Retype word for word the first line of the listing and each line after it up to the line with "0.623, 0.800, 1.100]", with the pictures taken out.
━━ Recorded information
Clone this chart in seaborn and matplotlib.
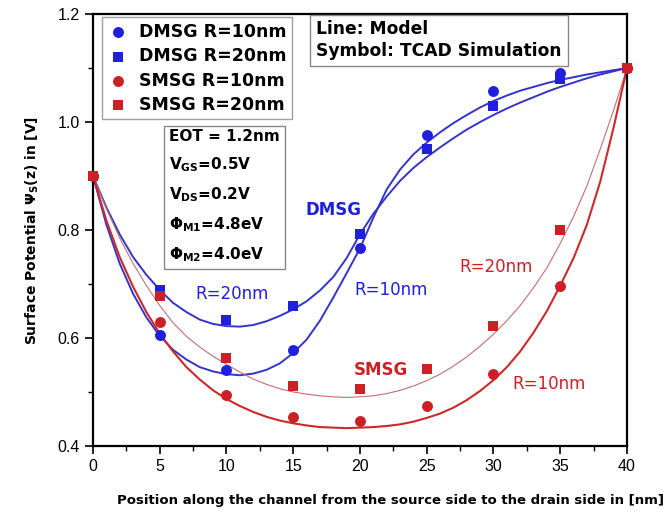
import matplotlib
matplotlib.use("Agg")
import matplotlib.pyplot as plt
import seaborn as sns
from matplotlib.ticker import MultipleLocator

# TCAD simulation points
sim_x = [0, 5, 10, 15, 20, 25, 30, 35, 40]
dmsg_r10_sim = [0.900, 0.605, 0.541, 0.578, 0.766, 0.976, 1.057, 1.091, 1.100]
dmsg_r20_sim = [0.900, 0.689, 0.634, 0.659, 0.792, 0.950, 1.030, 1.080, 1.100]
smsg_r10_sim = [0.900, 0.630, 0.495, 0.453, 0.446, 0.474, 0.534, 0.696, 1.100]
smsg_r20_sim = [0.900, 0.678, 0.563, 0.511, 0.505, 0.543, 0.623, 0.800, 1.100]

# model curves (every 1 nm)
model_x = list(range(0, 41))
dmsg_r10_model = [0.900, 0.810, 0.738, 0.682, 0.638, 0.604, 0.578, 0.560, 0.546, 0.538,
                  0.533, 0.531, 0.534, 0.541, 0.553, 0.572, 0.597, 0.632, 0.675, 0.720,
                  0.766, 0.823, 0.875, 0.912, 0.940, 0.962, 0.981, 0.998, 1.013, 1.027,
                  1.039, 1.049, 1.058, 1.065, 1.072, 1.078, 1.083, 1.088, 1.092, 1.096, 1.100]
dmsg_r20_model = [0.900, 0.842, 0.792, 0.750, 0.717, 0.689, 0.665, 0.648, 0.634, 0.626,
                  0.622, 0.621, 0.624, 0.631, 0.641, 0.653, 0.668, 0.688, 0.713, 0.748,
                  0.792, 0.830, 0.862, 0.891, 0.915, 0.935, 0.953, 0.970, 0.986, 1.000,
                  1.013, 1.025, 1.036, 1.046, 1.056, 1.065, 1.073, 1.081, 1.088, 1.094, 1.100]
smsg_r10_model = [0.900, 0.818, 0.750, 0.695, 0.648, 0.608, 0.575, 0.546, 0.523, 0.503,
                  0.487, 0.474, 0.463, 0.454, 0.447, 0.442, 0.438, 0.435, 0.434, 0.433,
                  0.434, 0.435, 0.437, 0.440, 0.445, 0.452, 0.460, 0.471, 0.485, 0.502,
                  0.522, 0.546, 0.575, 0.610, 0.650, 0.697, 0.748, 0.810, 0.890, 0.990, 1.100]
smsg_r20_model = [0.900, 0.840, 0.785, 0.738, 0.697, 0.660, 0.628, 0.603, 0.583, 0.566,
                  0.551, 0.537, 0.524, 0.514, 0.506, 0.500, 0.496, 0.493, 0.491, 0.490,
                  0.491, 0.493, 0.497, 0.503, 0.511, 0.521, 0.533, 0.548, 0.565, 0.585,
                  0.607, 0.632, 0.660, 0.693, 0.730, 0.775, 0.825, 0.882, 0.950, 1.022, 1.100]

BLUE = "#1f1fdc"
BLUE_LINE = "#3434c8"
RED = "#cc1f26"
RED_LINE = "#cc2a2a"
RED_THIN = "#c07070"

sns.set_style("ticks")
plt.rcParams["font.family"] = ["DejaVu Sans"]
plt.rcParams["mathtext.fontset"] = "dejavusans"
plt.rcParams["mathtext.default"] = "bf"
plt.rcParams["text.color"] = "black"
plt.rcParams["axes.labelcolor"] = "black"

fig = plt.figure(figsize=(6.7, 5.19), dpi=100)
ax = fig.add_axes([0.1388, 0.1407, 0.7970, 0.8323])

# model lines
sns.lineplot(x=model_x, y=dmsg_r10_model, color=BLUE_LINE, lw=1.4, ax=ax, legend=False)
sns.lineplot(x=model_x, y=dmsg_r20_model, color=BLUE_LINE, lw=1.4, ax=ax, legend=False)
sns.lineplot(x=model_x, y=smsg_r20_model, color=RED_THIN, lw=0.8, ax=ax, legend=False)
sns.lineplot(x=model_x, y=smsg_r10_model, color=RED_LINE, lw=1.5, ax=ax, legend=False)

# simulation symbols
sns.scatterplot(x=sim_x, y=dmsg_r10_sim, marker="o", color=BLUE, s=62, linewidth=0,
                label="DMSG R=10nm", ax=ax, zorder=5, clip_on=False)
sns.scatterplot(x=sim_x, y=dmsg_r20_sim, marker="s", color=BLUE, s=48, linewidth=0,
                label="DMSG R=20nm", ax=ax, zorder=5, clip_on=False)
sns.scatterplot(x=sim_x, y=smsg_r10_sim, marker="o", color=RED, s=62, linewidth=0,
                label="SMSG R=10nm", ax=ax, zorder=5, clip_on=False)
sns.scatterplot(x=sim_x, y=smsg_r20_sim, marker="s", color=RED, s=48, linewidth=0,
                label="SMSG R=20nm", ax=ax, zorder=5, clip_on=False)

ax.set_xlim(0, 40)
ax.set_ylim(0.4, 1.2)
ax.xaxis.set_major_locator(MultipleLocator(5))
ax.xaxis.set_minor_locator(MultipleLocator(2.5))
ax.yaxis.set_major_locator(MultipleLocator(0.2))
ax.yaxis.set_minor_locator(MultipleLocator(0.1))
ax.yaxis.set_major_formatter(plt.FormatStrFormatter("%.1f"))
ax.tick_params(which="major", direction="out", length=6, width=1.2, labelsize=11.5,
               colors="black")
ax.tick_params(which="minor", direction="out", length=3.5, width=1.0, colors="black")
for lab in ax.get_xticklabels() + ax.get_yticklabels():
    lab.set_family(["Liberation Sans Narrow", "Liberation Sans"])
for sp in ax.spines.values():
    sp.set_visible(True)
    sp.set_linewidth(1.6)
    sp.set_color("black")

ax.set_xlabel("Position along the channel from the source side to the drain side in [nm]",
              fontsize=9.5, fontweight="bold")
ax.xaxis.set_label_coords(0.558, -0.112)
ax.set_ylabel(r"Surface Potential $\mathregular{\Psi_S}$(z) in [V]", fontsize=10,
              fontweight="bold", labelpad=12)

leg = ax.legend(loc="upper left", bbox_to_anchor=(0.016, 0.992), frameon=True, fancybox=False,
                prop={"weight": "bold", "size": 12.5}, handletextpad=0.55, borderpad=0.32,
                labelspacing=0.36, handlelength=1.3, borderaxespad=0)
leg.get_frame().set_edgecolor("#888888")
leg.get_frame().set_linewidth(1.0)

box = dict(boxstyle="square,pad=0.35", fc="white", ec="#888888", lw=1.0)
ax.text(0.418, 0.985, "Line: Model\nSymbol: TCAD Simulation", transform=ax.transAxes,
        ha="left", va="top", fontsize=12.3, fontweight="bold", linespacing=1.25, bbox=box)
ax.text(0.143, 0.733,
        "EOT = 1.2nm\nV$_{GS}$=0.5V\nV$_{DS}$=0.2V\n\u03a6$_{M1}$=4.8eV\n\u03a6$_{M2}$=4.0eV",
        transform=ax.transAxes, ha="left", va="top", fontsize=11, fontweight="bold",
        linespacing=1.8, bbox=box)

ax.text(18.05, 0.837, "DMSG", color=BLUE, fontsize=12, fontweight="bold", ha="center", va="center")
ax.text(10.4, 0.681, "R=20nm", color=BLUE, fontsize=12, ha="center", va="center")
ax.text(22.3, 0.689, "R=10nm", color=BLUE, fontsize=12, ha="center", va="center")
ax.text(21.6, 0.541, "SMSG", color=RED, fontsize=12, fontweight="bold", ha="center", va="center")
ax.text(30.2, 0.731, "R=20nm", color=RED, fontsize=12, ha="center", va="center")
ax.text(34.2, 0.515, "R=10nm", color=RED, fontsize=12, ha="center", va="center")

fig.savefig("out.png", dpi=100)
━━━━
■ Answer in full:
Clone this chart in seaborn and matplotlib.
import matplotlib
matplotlib.use("Agg")
import matplotlib.pyplot as plt
import seaborn as sns
from matplotlib.ticker import MultipleLocator

# TCAD simulation points
sim_x = [0, 5, 10, 15, 20, 25, 30, 35, 40]
dmsg_r10_sim = [0.900, 0.605, 0.541, 0.578, 0.766, 0.976, 1.057, 1.091, 1.100]
dmsg_r20_sim = [0.900, 0.689, 0.634, 0.659, 0.792, 0.950, 1.030, 1.080, 1.100]
smsg_r10_sim = [0.900, 0.630, 0.495, 0.453, 0.446, 0.474, 0.534, 0.696, 1.100]
smsg_r20_sim = [0.900, 0.678, 0.563, 0.511, 0.505, 0.543, 0.623, 0.800, 1.100]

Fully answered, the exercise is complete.